Oh, I can't bear this. I went in to measure so I could tell you approximately how far along on the hem I actually am, and I spread it out and got the yardstick and then just stood there in shock. I'm not even 1/5th of the way. Maybe 1/10th. I couldn't bear to measure. I'm guessing another 20 hours, maybe? AIEEEEEEEEEEE.
The reason this is so hideous is because there's at least one more that I HAVE to do--it will be SOOOOO cool that I can't *not* do it. But thinking of the hours and hours and hours of stitching? It's just daunting. Sure, I love hand stitching. I really do. I'm not happy unless I have some project going on. But I like to *finish* things, you know? I like to work for a couple weeks on something and then have it finished and move on to something new.
Ah, well. It's not hard work. The needle goes through easily. Only one finger is sore, and that's the one I use to catch the needle--you know, to tell where it's coming through on the back--and while I haven't stabbed it, I keep poking it over and over and over. And that's poked spot is right next to the spot where Moe bit me last week and left a big bruise below the skin. Why, you ask, did my baby Moe bite me? Because he thought I was a Post-it™ note. We were playing, and he thought my finger was the bit of paper he was trying to snag. And then, just in the last couple days, he's begun bathing my hands. I don't know what's up with this--Lennie has done it all her life, but he's never done it before. He'll idly lick my wrist, and then he kind of zones out and licks and licks and lickslickslickslicks. Yes, it hurts. But I figure it's a companionable thing and don't want to be rude. We're going to have to re-direct this behavior, though, as I have raw patches on both sides of my wrist. (We had a cat once who would sit in my lap and lick the end of my nose, purring happily, until it would begin to bleed. I was loathe to disturb her, since she obviously thought she was taking care of me. I just went around with a little scab on the tip of my nose.)
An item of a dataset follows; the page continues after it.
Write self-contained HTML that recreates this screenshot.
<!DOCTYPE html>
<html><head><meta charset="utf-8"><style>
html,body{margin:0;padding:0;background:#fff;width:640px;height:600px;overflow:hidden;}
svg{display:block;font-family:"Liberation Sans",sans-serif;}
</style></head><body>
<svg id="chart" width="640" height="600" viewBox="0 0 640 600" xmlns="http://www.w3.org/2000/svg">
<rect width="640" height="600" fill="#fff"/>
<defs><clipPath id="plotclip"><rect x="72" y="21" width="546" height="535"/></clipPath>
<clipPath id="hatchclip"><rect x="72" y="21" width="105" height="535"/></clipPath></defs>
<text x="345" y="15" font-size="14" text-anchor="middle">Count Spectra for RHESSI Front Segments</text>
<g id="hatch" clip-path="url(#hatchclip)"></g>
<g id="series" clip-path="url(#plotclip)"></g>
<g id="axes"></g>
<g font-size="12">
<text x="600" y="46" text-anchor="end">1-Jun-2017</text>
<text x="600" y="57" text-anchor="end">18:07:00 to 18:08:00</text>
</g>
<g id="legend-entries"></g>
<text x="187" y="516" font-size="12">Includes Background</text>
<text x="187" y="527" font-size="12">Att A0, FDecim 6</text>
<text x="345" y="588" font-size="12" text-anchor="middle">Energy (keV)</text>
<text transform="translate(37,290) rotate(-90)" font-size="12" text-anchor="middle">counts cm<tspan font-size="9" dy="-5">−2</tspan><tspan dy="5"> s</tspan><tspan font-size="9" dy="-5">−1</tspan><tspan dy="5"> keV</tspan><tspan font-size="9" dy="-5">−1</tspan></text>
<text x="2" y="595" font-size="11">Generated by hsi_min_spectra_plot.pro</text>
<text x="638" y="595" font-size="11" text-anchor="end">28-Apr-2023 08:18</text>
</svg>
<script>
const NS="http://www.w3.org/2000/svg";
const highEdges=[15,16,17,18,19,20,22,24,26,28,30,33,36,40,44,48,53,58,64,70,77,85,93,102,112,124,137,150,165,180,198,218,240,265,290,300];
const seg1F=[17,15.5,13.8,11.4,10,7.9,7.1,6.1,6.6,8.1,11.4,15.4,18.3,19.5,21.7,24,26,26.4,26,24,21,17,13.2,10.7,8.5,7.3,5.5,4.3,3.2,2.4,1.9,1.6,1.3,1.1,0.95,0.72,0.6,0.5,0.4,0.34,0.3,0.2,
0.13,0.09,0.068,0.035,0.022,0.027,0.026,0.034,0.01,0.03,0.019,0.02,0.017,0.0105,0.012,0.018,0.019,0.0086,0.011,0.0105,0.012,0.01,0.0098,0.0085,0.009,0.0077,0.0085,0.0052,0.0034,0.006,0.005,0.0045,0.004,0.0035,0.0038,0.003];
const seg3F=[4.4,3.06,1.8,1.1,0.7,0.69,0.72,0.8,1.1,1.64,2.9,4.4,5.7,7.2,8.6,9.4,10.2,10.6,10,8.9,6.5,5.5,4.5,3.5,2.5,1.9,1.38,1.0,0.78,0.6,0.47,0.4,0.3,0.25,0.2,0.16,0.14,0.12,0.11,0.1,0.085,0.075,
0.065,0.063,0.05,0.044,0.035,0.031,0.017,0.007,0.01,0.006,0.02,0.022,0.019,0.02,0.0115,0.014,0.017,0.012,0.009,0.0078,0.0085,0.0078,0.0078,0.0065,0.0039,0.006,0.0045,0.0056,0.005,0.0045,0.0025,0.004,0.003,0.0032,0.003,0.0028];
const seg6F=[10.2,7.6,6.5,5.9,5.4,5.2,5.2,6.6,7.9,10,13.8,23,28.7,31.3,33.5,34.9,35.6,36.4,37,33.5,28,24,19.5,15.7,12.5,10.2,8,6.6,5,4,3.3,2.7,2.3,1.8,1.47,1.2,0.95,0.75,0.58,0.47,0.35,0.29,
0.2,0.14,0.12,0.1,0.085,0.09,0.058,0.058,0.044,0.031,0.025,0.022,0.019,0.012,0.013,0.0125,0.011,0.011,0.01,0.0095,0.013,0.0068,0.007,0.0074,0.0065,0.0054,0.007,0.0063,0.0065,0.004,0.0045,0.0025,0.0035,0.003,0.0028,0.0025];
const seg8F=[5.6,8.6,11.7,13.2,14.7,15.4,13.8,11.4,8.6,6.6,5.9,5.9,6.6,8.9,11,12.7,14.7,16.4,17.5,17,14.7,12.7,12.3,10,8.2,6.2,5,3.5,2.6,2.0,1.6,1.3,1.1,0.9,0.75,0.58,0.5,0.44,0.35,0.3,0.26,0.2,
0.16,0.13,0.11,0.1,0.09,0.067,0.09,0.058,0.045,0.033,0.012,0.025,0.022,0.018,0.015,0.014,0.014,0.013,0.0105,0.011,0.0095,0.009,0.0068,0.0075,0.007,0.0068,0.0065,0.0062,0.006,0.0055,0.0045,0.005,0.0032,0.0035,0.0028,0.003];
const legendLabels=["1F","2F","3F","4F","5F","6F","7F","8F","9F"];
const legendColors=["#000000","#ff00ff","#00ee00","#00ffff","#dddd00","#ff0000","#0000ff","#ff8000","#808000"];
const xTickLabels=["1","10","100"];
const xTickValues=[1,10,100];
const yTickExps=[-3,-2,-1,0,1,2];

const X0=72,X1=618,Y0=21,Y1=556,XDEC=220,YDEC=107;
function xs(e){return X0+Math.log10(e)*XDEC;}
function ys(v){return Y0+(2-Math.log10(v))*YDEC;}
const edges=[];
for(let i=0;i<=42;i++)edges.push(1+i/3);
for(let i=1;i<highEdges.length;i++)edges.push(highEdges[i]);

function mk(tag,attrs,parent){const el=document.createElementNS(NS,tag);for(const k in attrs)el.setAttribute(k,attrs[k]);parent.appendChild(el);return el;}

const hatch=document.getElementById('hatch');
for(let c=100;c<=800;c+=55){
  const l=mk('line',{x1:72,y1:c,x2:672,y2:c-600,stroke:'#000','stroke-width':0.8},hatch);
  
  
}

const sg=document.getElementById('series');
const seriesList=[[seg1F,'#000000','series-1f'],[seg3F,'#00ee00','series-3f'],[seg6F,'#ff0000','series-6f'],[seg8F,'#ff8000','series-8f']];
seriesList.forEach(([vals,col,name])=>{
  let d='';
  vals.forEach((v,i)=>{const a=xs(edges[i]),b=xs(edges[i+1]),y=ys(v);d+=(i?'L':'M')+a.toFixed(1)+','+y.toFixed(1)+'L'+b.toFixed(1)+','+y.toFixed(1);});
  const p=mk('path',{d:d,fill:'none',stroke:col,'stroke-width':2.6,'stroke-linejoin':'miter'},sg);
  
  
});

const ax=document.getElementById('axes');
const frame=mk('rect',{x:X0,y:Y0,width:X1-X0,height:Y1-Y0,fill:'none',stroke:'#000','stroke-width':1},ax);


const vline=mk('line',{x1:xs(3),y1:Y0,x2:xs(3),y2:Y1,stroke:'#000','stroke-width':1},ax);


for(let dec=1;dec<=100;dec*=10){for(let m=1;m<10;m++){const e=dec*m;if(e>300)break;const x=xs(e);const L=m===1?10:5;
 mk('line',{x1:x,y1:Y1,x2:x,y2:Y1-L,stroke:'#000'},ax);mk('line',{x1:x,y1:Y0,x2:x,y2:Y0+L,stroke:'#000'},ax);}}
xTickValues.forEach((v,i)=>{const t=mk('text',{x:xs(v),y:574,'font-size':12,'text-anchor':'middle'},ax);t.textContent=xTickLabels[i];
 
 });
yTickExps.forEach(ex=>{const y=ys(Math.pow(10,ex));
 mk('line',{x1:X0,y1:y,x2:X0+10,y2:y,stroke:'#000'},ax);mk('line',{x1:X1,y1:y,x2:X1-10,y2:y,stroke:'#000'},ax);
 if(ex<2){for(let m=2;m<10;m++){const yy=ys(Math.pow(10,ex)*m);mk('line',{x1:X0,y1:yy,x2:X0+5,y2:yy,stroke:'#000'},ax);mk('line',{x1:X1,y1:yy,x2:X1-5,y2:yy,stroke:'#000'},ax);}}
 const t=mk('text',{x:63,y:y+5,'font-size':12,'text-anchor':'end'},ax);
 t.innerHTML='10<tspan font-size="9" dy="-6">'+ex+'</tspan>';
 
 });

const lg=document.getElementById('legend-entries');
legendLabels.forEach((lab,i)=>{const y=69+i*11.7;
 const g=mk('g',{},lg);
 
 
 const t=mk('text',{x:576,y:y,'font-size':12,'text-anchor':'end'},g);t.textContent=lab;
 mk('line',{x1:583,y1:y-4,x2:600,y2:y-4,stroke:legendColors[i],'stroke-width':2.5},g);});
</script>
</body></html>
Anyway. So that's what's going on here: miles of stitching, along with working on a profile for Art Journaling--you did know that that magazine is now letting me do profiles of journal artists, right? I think I mentioned it. I love this--I don't keep an art journal but LOVE them, and I love the minds of people who do keep them, and getting to talk to some of the people whose work just astounds me--well. It's fabulous. And then tomorrow is Podcast Day. Stampington is also letting me add QR codes to the ends of some of the articles I write for the various magazines--so if I have a podcast with the featured artist, people can scan the code and listen to the artist while they're looking at the photographs. I ❤ technology.I love being able to bring information and experiences to people who are like me and maybe don't live in the middle of some fabulous Art Mecca and so need all the inspiration they can get.